Have you ever had to replace a bicycle chain?
Inspection: How To Inspect & Replace Your Bike Chain
The first thing to do is determine whether or not your bicycle chain needs replacing at all. This can be done in a number of ways. I'll go through the steps for how to inspect your bicycle chain one by one.
First, listen to the noise generated by your pedalling. Do you notice excessive clicking sounds? Does your chain seem to jump around a lot? It's a good sign it's time to replace that bike chain.
Next, do a visual inspection. Is the chain rusty? Do all of the links move freely, or are some of them rusted together? Are there any cracked or bent links in there?
Lastly, use common sense. Do you remember when your chain was replaced? If not, it's likely time to change it.
You can purchase a tool from a bike shop called a chain wear indicator. It's simple to use, just place the hook in the chain, and let the point drop into the chain. It will show exactly how worn out the chain is, in percentage.

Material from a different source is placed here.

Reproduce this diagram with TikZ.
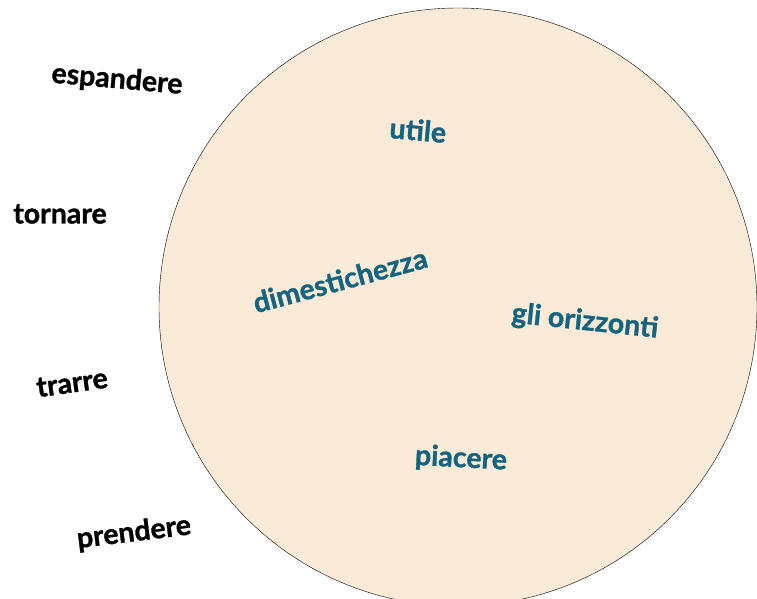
\documentclass[tikz,border=0pt]{standalone}
\usepackage{fontspec}
\setmainfont{Lato}[BoldFeatures={FakeBold=1.2}]
\definecolor{sand}{HTML}{FAEBD8}
\definecolor{petrol}{HTML}{14647F}
\begin{document}
\begin{tikzpicture}[x=1pt,y=-1pt]
        \tikzstyle{verb}=[font=\fontsize{28.5}{31}\selectfont\bfseries,text=black]
        \tikzstyle{word}=[font=\fontsize{28.5}{31}\selectfont\bfseries,text=petrol]
       \begin{scope}
         \clip (0,0) rectangle (757,598);
         \useasboundingbox (0,0) rectangle (757,598);
         \draw[fill=sand,thin] (458,307) circle (299pt);
         % verbi fuori dal cerchio
         \node [verb,rotate=-5] (espandere) at (117,80) {espandere};
         \node [verb] (tornare) at (60,214) {tornare};
         \node [verb,rotate=8] (trarre) at (72,383) {trarre};
         \node [verb,rotate=7] (prendere) at (134,533) {prendere};
         % parole dentro
         \node [word,rotate=-5] (utile) at (418,130) {utile};
         \node [word,rotate=15] (dimest) at (340,280) {dimestichezza};
         \node [word,rotate=-6] (orizz) at (585,322) {gli orizzonti};
         \node [word,rotate=-3] (piacere) at (461,459) {piacere};
        \end{scope}
      \end{tikzpicture}
\end{document}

If anything stands out from this list, it's a good sign that it's high time you remove and replace your old bike's chain.

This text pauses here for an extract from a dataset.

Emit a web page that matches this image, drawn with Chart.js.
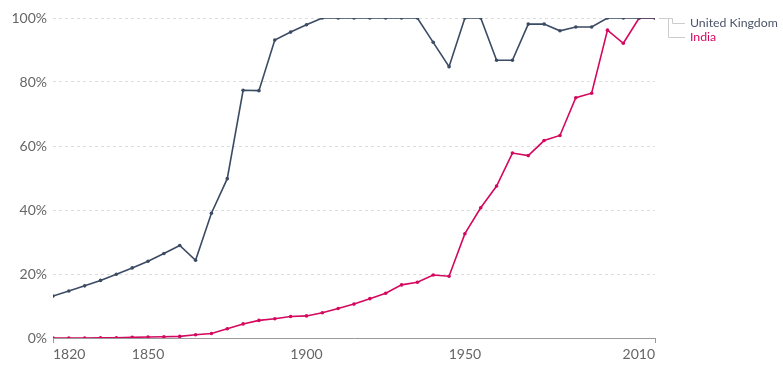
<!DOCTYPE html>
<html>
<head>
<meta charset="utf-8">
<script src="https://cdn.jsdelivr.net/npm/chart.js@4/dist/chart.umd.min.js"></script>
<style>
  html, body { margin: 0; padding: 0; background: #fff; }
  #wrap { width: 783px; height: 366px; position: relative; }
</style>
</head>
<body>
<div id="wrap"><canvas id="chart"></canvas></div>
<script>
// data
const years = [1820, 1825, 1830, 1835, 1840, 1845, 1850, 1855, 1860, 1865,
               1870, 1875, 1880, 1885, 1890, 1895, 1900, 1905, 1910, 1915,
               1920, 1925, 1930, 1935, 1940, 1945, 1950, 1955, 1960, 1965,
               1970, 1975, 1980, 1985, 1990, 1995, 2000, 2005, 2010];

const ukValues = [13.1, 14.7, 16.3, 18.0, 19.9, 21.9, 24.0, 26.4, 28.9, 24.3,
                  39.0, 49.8, 77.4, 77.3, 93.1, 95.6, 97.9, 100, 100, 100,
                  100, 100, 100, 100, 92.4, 84.8, 100, 100, 86.8, 86.8,
                  98.1, 98.1, 96.0, 97.2, 97.2, 100, 100, 100, 100];

const indiaValues = [0, 0, 0, 0.1, 0.1, 0.2, 0.3, 0.4, 0.5, 1.0,
                     1.4, 2.9, 4.4, 5.5, 6.0, 6.7, 6.9, 7.9, 9.2, 10.6,
                     12.3, 14.0, 16.6, 17.4, 19.7, 19.3, 32.6, 40.7, 47.5, 57.8,
                     57.0, 61.7, 63.3, 75.1, 76.5, 96.2, 92.1, 100, 100];

const xTickLabels = [1820, 1850, 1900, 1950, 2010];
const yTickLabels = [0, 20, 40, 60, 80, 100];

const seriesNames = ['United Kingdom', 'India'];
const seriesColors = ['#3b4b63', '#d4085e'];

const FONT = 'Lato, "Open Sans", sans-serif';

function toPoints(values) {
    return values.map((v, i) => ({ x: years[i], y: v }));
}

// x tick labels: first left-aligned, last right-aligned, plus end ticks
const xLabelsPlugin = {
    id: 'xLabels',
    afterDraw(chart) {
        const ctx = chart.ctx;
        const xs = chart.scales.x;
        const bottom = chart.chartArea.bottom;
        ctx.save();
        ctx.font = '14px ' + FONT;
        ctx.fillStyle = '#666';
        ctx.textBaseline = 'top';
        xTickLabels.forEach((t, i) => {
            const px = xs.getPixelForValue(t);
            if (i === 0) ctx.textAlign = 'left';
            else if (i === xTickLabels.length - 1) ctx.textAlign = 'right';
            else ctx.textAlign = 'center';
            ctx.fillText(String(t), px, bottom + 9);
        });
        ctx.strokeStyle = '#999';
        ctx.lineWidth = 1;
        [xs.left, xs.right].forEach(px => {
            ctx.beginPath();
            ctx.moveTo(Math.round(px) + 0.5, bottom);
            ctx.lineTo(Math.round(px) + 0.5, bottom + 5);
            ctx.stroke();
        });
        ctx.restore();
    }
};

// end-of-line labels with connector lines
const endLabelsPlugin = {
    id: 'endLabels',
    afterDraw(chart) {
        const ctx = chart.ctx;
        const xs = chart.scales.x;
        const ys = chart.scales.y;
        const endX = xs.getPixelForValue(years[years.length - 1]);
        const labelX = endX + 35;
        const rowY = [23, 37];
        ctx.save();
        ctx.strokeStyle = '#ccc';
        ctx.lineWidth = 1;
        seriesNames.forEach((name, i) => {
            const vals = i === 0 ? ukValues : indiaValues;
            const py = Math.round(ys.getPixelForValue(vals[vals.length - 1])) + 0.5;
            const bendX = Math.round(endX + (i === 0 ? 17 : 13)) + 0.5;
            ctx.beginPath();
            ctx.moveTo(endX + 4, py);
            ctx.lineTo(bendX, py);
            ctx.lineTo(bendX, rowY[i] + 0.5);
            ctx.lineTo(labelX - 5, rowY[i] + 0.5);
            ctx.stroke();
        });
        ctx.font = '12.3px ' + FONT;
        ctx.textAlign = 'left';
        ctx.textBaseline = 'middle';
        seriesNames.forEach((name, i) => {
            ctx.fillStyle = i === 0 ? '#4a5568' : seriesColors[1];
            ctx.fillText(name, labelX, rowY[i]);
        });
        ctx.restore();
    }
};

const ctx = document.getElementById('chart').getContext('2d');
const chart = new Chart(ctx, {
    type: 'line',
    data: {
        datasets: [
            {
                label: seriesNames[0],
                data: toPoints(ukValues),
                borderColor: seriesColors[0],
                backgroundColor: seriesColors[0],
                borderWidth: 1.6,
                pointRadius: 1.8,
                pointBorderWidth: 0,
                tension: 0
            },
            {
                label: seriesNames[1],
                data: toPoints(indiaValues),
                borderColor: seriesColors[1],
                backgroundColor: seriesColors[1],
                borderWidth: 1.6,
                pointRadius: 1.8,
                pointBorderWidth: 0,
                tension: 0
            }
        ]
    },
    options: {
        responsive: true,
        maintainAspectRatio: false,
        animation: false,
        devicePixelRatio: 1,
        layout: { padding: { left: 0, right: 128, top: 18, bottom: 0 } },
        plugins: {
            legend: { display: false },
            tooltip: { enabled: false }
        },
        scales: {
            x: {
                type: 'linear',
                min: 1820,
                max: 2010,
                afterFit: s => { s.height = 28; },
                afterBuildTicks: s => { s.ticks = xTickLabels.map(v => ({ value: v })); },
                ticks: { display: false },
                grid: { display: false, drawTicks: false },
                border: { display: true, color: '#999', width: 1 }
            },
            y: {
                min: 0,
                max: 100,
                afterFit: s => { s.width = 53; },
                afterBuildTicks: s => { s.ticks = yTickLabels.map(v => ({ value: v })); },
                ticks: {
                    color: '#666',
                    font: { family: FONT, size: 14 },
                    padding: 6,
                    callback: v => v + '%'
                },
                grid: {
                    color: ctx => ctx.tick && ctx.tick.value === 0 ? 'rgba(0,0,0,0)' : '#ddd',
                    drawTicks: false,
                    lineWidth: 1
                },
                border: { display: false, dash: [3, 3] }
            }
        }
    },
    plugins: [xLabelsPlugin, endLabelsPlugin]
});
</script>
</body>
</html>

Bicycle Chain Tool: Bicycle Chain Removal Tools
Ok, so you need to replace it. You're going to need a specialized tool called a chain tool. You can buy these from your local bike shop for around $15.

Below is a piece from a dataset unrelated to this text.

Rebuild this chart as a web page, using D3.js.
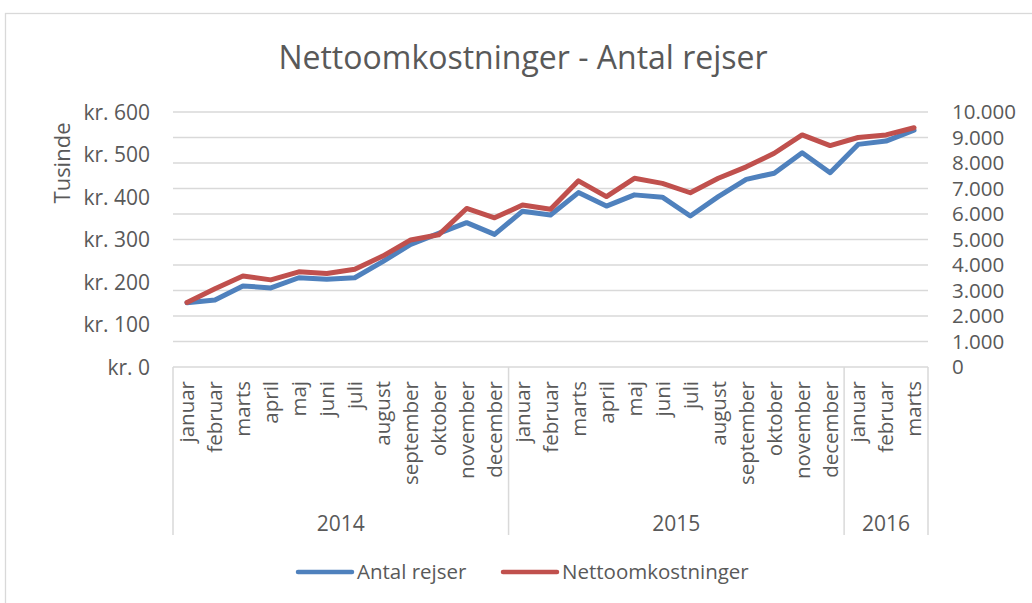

This tool works by pushing out the pins that hold your chain together. Take a look at the links from the side, and you'll see they are round with a small pin right in the center. That pin is what holds it all together. Your tool fits into the link perfectly. You spin the arm, pushing the spindle forward and into the center pin. This will require a bit of force, so put a little muscle into it.
You want to push the pin about 80% of the way out. If you push the pin out all the way (so it falls out), it's almost impossible to reattach it. Keep this especially in mind when attaching your new chain.
Once the pin is pushed out about 80% of the way, you should be able to detach the links from each other, and pull it apart. Once detached, it should be easy to remove and replace your bicycle chain.
Use this chain tool method in reverse to push in the pin and attach the new chain.